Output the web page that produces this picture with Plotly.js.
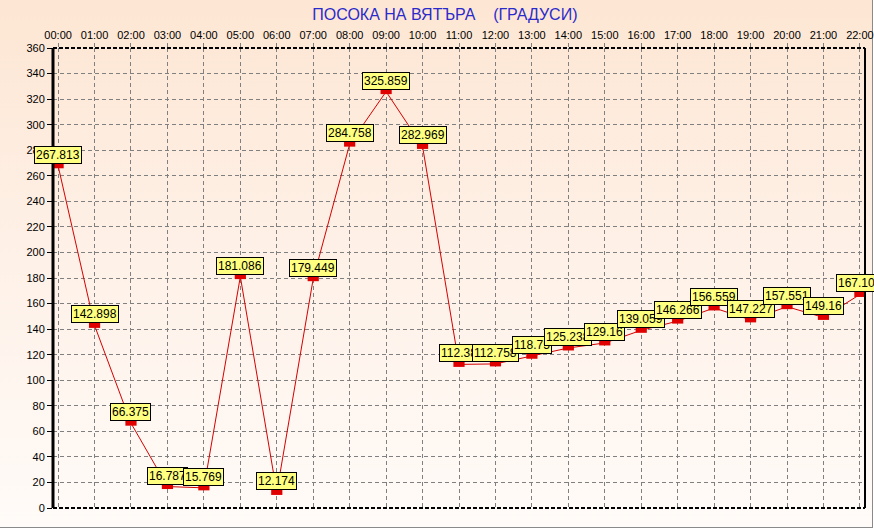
<!DOCTYPE html>
<html>
<head>
<meta charset="utf-8">
<script src="https://cdn.plot.ly/plotly-3.0.1.min.js"></script>
<style>
  html, body { margin: 0; padding: 0; background: #ffffff; }
  #frame { position: absolute; left: 0; top: 0; width: 872px; height: 527px;
           background: linear-gradient(to bottom, #fde6d3 0%, #fef0e6 45%, #fffbf8 100%);
           border-right: 1px solid #8a8a8a; border-bottom: 1px solid #8a8a8a; }
  #chart { position: absolute; left: 0; top: 0; width: 874px; height: 529px; }
</style>
</head>
<body>
<div id="frame"></div>
<div id="chart"></div>
<script>
const hours = ["00:00","01:00","02:00","03:00","04:00","05:00","06:00","07:00","08:00","09:00","10:00","11:00",
               "12:00","13:00","14:00","15:00","16:00","17:00","18:00","19:00","20:00","21:00","22:00"];
const direction = [267.813, 142.898, 66.375, 16.787, 15.769, 181.086, 12.174, 179.449, 284.758, 325.859, 282.969, 112.38,
                   112.758, 118.75, 125.238, 129.16, 139.059, 146.266, 156.559, 147.227, 157.551, 149.16, 167.109];
const yTicks = [0,20,40,60,80,100,120,140,160,180,200,220,240,260,280,300,320,340,360];
const titleText = "ПОСОКА НА ВЯТЪРА\u00a0\u00a0\u00a0\u00a0(ГРАДУСИ)";

const idx = hours.map((h, i) => i);

const traces = [
  { x: idx, y: direction, type: 'scatter', mode: 'lines',
    line: { color: '#d40000', width: 1 }, hoverinfo: 'skip' },
  { x: idx, y: direction, type: 'scatter', mode: 'markers',
    marker: { symbol: 'line-ew', size: 8, color: '#e00000', line: { width: 5, color: '#e00000' } },
    hoverinfo: 'skip' }
];

const annotations = direction.map((v, i) => ({
  x: i, y: v, xref: 'x', yref: 'y', text: String(v), showarrow: false,
  xanchor: 'center', yanchor: 'bottom', yshift: 2,
  bgcolor: '#ffff80', bordercolor: '#000000', borderwidth: 1, borderpad: 1,
  font: { family: 'Arial, Liberation Sans, sans-serif', size: 12, color: '#000000' }
}));

const shapes = [
  { type: 'line', xref: 'paper', yref: 'paper', x0: 0, x1: 1, y0: 1, y1: 1, line: { color: '#000', width: 2, dash: '4px,2px' } },
  { type: 'line', xref: 'paper', yref: 'paper', x0: 0, x1: 1, y0: 0, y1: 0, line: { color: '#000', width: 2, dash: '4px,2px' } },
  { type: 'line', xref: 'paper', yref: 'paper', x0: 1, x1: 1, y0: 0, y1: 1, line: { color: '#000', width: 2 } },
  { type: 'line', xref: 'paper', yref: 'paper', x0: 0, x1: 0, y0: 0, y1: 1, line: { color: '#000', width: 3 } }
];

const layout = {
  width: 874, height: 529,
  margin: { l: 53, r: 9, t: 48, b: 21 },
  paper_bgcolor: 'rgba(0,0,0,0)', plot_bgcolor: 'rgba(0,0,0,0)',
  showlegend: false,
  title: { text: titleText, x: 0.509, xanchor: 'center', y: 0.9735, yanchor: 'middle',
           font: { family: 'Arial, Liberation Sans, sans-serif', size: 16, color: '#2b2bcc' } },
  xaxis: {
    side: 'top', range: [-0.14, 22.14], tickmode: 'array', tickvals: idx, ticktext: hours,
    showgrid: true, gridcolor: '#808080', gridwidth: 1, griddash: '4px,3px',
    zeroline: false, showline: false, ticks: 'outside', ticklen: 4, tickcolor: '#808080',
    tickfont: { family: 'Arial, Liberation Sans, sans-serif', size: 11, color: '#000' },
    fixedrange: true
  },
  yaxis: {
    range: [0, 360], tickmode: 'array', tickvals: yTicks, ticktext: yTicks.map(String),
    showgrid: true, gridcolor: '#808080', gridwidth: 1, griddash: '4px,3px',
    zeroline: false, showline: false, ticks: 'outside', ticklen: 5, tickcolor: '#000',
    tickfont: { family: 'Arial, Liberation Sans, sans-serif', size: 11, color: '#000' },
    fixedrange: true
  },
  shapes: shapes,
  annotations: annotations
};

Plotly.newPlot('chart', traces, layout, { displayModeBar: false, staticPlot: true });
</script>
</body>
</html>
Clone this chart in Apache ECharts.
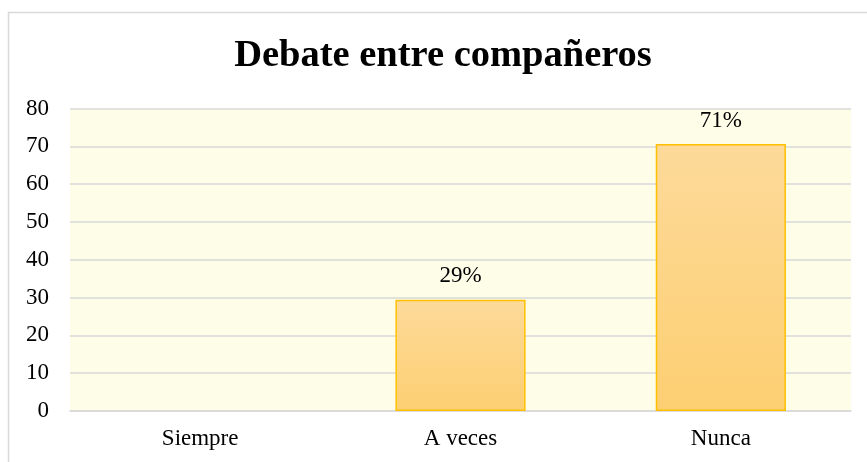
________________________________________
# THE PROBLEM
Gather and copy every line of the data in which the string "this" is found.

# ANSWER
Output the web page that produces this picture with Plotly.js.
Clone this chart in Apache ECharts.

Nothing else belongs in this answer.